--- START ---
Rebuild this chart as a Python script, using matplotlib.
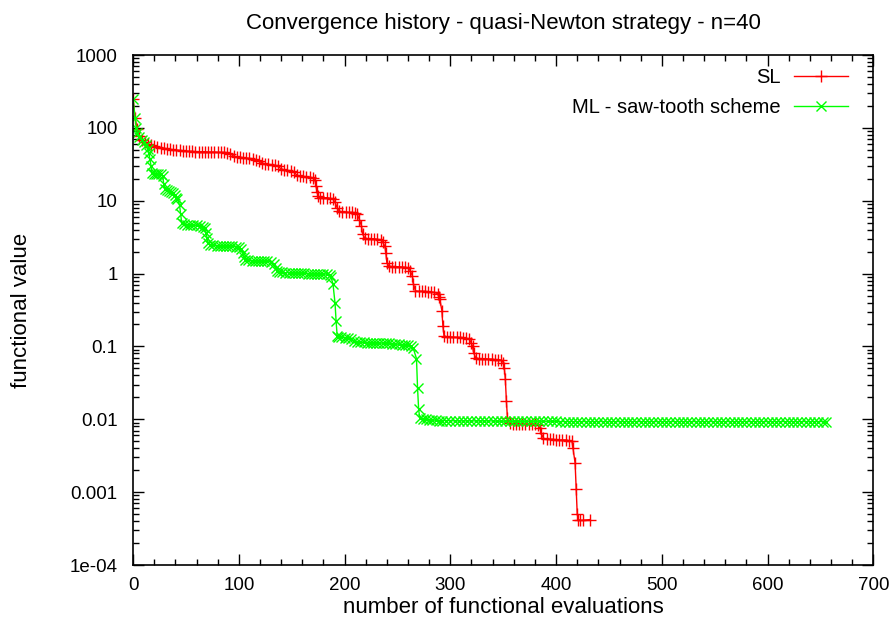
import matplotlib
matplotlib.use("Agg")
import matplotlib.pyplot as plt
from matplotlib.ticker import FixedLocator, FixedFormatter, MultipleLocator, LogLocator, NullFormatter

plt.rcParams["font.family"] = ["Liberation Sans", "DejaVu Sans"]

# {{{ data
sl_evals = [
    0, 2, 4, 6, 8, 11, 14, 17, 20, 23, 26, 29, 32, 35, 38, 41, 44, 47, 50, 53,
    56, 59, 62, 65, 68, 71, 74, 77, 80, 83, 86, 89, 92, 95, 98, 101, 104, 107,
    110, 113, 116, 119, 122, 125, 128, 131, 134, 137, 140, 143, 146, 149, 152,
    155, 158, 161, 164, 167, 170, 172, 173, 174, 175, 177, 180, 183, 186, 189,
    191, 193, 195, 198, 201, 204, 207, 210, 212, 214, 216, 217, 219, 222, 225,
    228, 231, 234, 236, 238, 239, 240, 242, 245, 248, 251, 254, 257, 260, 262,
    264, 265, 267, 270, 273, 276, 279, 282, 285, 288, 289, 290, 292, 293, 294,
    297, 300, 303, 306, 309, 312, 315, 318, 320, 321, 322, 324, 327, 330, 333,
    336, 339, 342, 345, 348, 350, 351, 352, 353, 354, 356, 359, 362, 365, 368,
    371, 374, 377, 380, 383, 385, 386, 388, 391, 394, 397, 400, 403, 406, 409,
    412, 415, 416, 418, 419, 420, 421, 423, 425, 432,
]
sl_values = [
    250, 135, 95, 78, 68, 63, 60, 58, 56, 55, 53.5, 52.5, 51.5, 50.5, 50, 49.5,
    49, 48.5, 48, 47.5, 47.5, 47, 47, 47, 47, 46.5, 46.5, 46.5, 46, 46, 46,
    45.5, 44, 41, 40, 39.5, 39, 38.5, 38, 37.5, 36.5, 35, 33, 32, 31.5, 31,
    30.5, 29.5, 27.5, 26.5, 26, 25.5, 24.5, 22.5, 21.5, 21.5, 21, 21, 20.5, 19,
    16, 13, 11.5, 11, 11, 11, 10.8, 10.5, 9.5, 8, 7.2, 7, 7, 6.9, 6.9, 6.8,
    6.5, 5.5, 4.5, 3.5, 3.1, 3.0, 3.0, 3.0, 2.95, 2.9, 2.7, 2.4, 1.94, 1.4,
    1.27, 1.25, 1.25, 1.24, 1.23, 1.22, 1.2, 1.1, 0.94, 0.73, 0.58, 0.57, 0.57,
    0.57, 0.56, 0.56, 0.55, 0.53, 0.48, 0.45, 0.31, 0.19, 0.14, 0.135, 0.135,
    0.134, 0.133, 0.133, 0.132, 0.13, 0.125, 0.11, 0.1, 0.082, 0.07, 0.068,
    0.068, 0.068, 0.067, 0.067, 0.066, 0.066, 0.065, 0.06, 0.051, 0.036, 0.018,
    0.0105, 0.0088, 0.0087, 0.0087, 0.0087, 0.0086, 0.0086, 0.0086, 0.0086,
    0.0085, 0.0083, 0.0075, 0.0064, 0.0055, 0.0053, 0.0053, 0.0053, 0.0052,
    0.0052, 0.0052, 0.0052, 0.0051, 0.005, 0.004, 0.0025, 0.0011, 0.0005,
    0.00042, 0.00041, 0.00041, 0.00042,
]

ml_evals = [
    0, 2, 3, 4, 6, 8, 10, 12, 14, 15, 16, 17, 18, 20, 22, 24, 26, 28, 29, 30,
    32, 34, 36, 38, 40, 41, 42, 44, 45, 46, 48, 51, 54, 57, 60, 63, 66, 68, 69,
    70, 71, 73, 76, 79, 82, 85, 88, 91, 94, 97, 100, 102, 104, 105, 106, 109,
    112, 115, 118, 121, 124, 127, 130, 133, 135, 136, 138, 141, 144, 147, 150,
    153, 156, 159, 162, 165, 168, 171, 174, 177, 180, 183, 186, 187, 189, 191,
    192, 193, 194, 197, 200, 203, 206, 209, 212, 215, 218, 221, 224, 227, 230,
    233, 236, 239, 242, 245, 248, 251, 254, 257, 260, 263, 265, 268, 269, 270,
    271, 274, 277, 280, 283, 286, 289,
    292, 296, 300, 304, 308, 312, 316, 320, 324, 328, 332, 336, 340, 344, 348,
    352, 356, 360, 364, 368, 372, 376, 380, 384, 388, 392, 396, 400, 404, 408,
    412, 416, 420, 424, 428, 432, 436, 440, 444, 448, 452, 456, 460, 464, 468,
    472, 476, 480, 484, 488, 492, 496, 500, 504, 508, 512, 516, 520, 524, 528,
    532, 536, 540, 544, 548, 552, 556, 560, 564, 568, 572, 576, 580, 584, 588,
    592, 596, 600, 604, 608, 612, 616, 620, 624, 628, 632, 636, 640, 644, 648,
    652, 655,
]
ml_values = [
    250, 135, 100, 86, 75, 68, 63, 58, 52, 45, 37, 30, 24, 23.5, 23.5, 23, 23,
    22, 17, 14.5, 14, 13.5, 13.2, 12.8, 12, 11, 10.5, 8.6, 6.5, 5.0, 4.8, 4.7,
    4.7, 4.6, 4.6, 4.5, 4.4, 4.2, 3.6, 3.1, 2.6, 2.45, 2.45, 2.4, 2.4, 2.4,
    2.4, 2.4, 2.38, 2.35, 2.3, 2.2, 1.94, 1.7, 1.55, 1.52, 1.5, 1.5, 1.5, 1.48,
    1.48, 1.47, 1.45, 1.35, 1.2, 1.1, 1.05, 1.04, 1.03, 1.03, 1.02, 1.02, 1.02,
    1.01, 1.01, 1.0, 1.0, 1.0, 1.0, 1.0, 0.99, 0.98, 0.96, 0.9, 0.73, 0.39,
    0.22, 0.14, 0.135, 0.133, 0.132, 0.13, 0.125, 0.118, 0.115, 0.114, 0.114,
    0.113, 0.113, 0.112, 0.112, 0.111, 0.111, 0.11, 0.11, 0.109, 0.108, 0.107,
    0.106, 0.104, 0.103, 0.1, 0.094, 0.068, 0.027, 0.014, 0.0105, 0.0102,
    0.0101, 0.0099, 0.0098, 0.0097, 0.0096,
    0.0096, 0.0096, 0.0096,
    0.0095, 0.0095, 0.0095, 0.0095, 0.0095, 0.0095, 0.0095, 0.0095, 0.0095,
    0.0095,
    0.0094, 0.0094, 0.0094, 0.0094, 0.0094, 0.0094, 0.0094, 0.0094, 0.0094,
    0.0094, 0.0094, 0.0094, 0.0094, 0.0094, 0.0094,
    0.0093, 0.0093, 0.0093, 0.0093, 0.0093, 0.0093, 0.0093, 0.0093, 0.0093,
    0.0093, 0.0093, 0.0093, 0.0093, 0.0093, 0.0093, 0.0093, 0.0093, 0.0093,
    0.0093, 0.0093, 0.0093, 0.0093, 0.0093, 0.0093, 0.0093, 0.0093, 0.0093,
    0.0093, 0.0093, 0.0093, 0.0093, 0.0093, 0.0093, 0.0093, 0.0093, 0.0093,
    0.0093, 0.0093, 0.0093, 0.0093, 0.0093, 0.0093, 0.0093, 0.0093, 0.0093,
    0.0093, 0.0093, 0.0093, 0.0093, 0.0093, 0.0093, 0.0093, 0.0093, 0.0093,
    0.0093, 0.0093, 0.0093, 0.0093, 0.0093, 0.0093, 0.0093, 0.0093, 0.0093,
    0.0093,
]

y_ticks = [1e3, 1e2, 1e1, 1, 0.1, 0.01, 0.001, 1e-4]
y_tick_labels = ["1000", "100", "10", "1", "0.1", "0.01", "0.001", "1e-04"]
# }}}

fig = plt.figure(figsize=(8.93, 6.25), dpi=100)
ax = fig.add_axes([0.149, 0.096, 0.829, 0.816])

ax.plot(sl_evals, sl_values, "-", color="#ff0000", lw=1.0, marker="+",
        ms=8, mew=1.0, label="SL")
ax.plot(ml_evals, ml_values, "-", color="#00ff00", lw=1.0, marker="x",
        ms=7, mew=1.0, label="ML - saw-tooth scheme")

ax.set_yscale("log")
ax.set_xlim(0, 700)
ax.set_ylim(1e-4, 1e3)
ax.xaxis.set_major_locator(MultipleLocator(100))
ax.xaxis.set_minor_locator(MultipleLocator(20))
ax.yaxis.set_major_locator(FixedLocator(y_ticks))
ax.yaxis.set_major_formatter(FixedFormatter(y_tick_labels))
ax.yaxis.set_minor_locator(LogLocator(base=10, subs=range(2, 10), numticks=20))
ax.yaxis.set_minor_formatter(NullFormatter())
ax.tick_params(which="both", direction="in", top=True, right=True,
               labelsize=13.5, width=1.0)
ax.tick_params(which="major", length=8)
ax.tick_params(which="minor", length=4)
ax.tick_params(axis="y", which="major", pad=11)
ax.tick_params(axis="x", which="major", pad=9)
for spine in ax.spines.values():
    spine.set_linewidth(1.2)

ax.set_xlabel("number of functional evaluations", fontsize=16, labelpad=2)
ax.set_ylabel("functional value", fontsize=16, labelpad=27)
ax.set_title("Convergence history - quasi-Newton strategy - n=40",
             fontsize=16, pad=19)

ax.legend(loc="upper right", frameon=False, markerfirst=False, fontsize=14.5,
          handlelength=2.7, handletextpad=0.65, labelspacing=0.58,
          borderaxespad=0.1, bbox_to_anchor=(0.98, 0.995))

fig.savefig("out.png", dpi=100)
--- END ---
**DO THIS**: Make an exact copy of the lines from the top of the material through the line with "from matplotlib.ticker import", pictures excluded.

**COMPLETED TASK**:
Rebuild this chart as a Python script, using matplotlib.
import matplotlib
matplotlib.use("Agg")
import matplotlib.pyplot as plt
from matplotlib.ticker import FixedLocator, FixedFormatter, MultipleLocator, LogLocator, NullFormatter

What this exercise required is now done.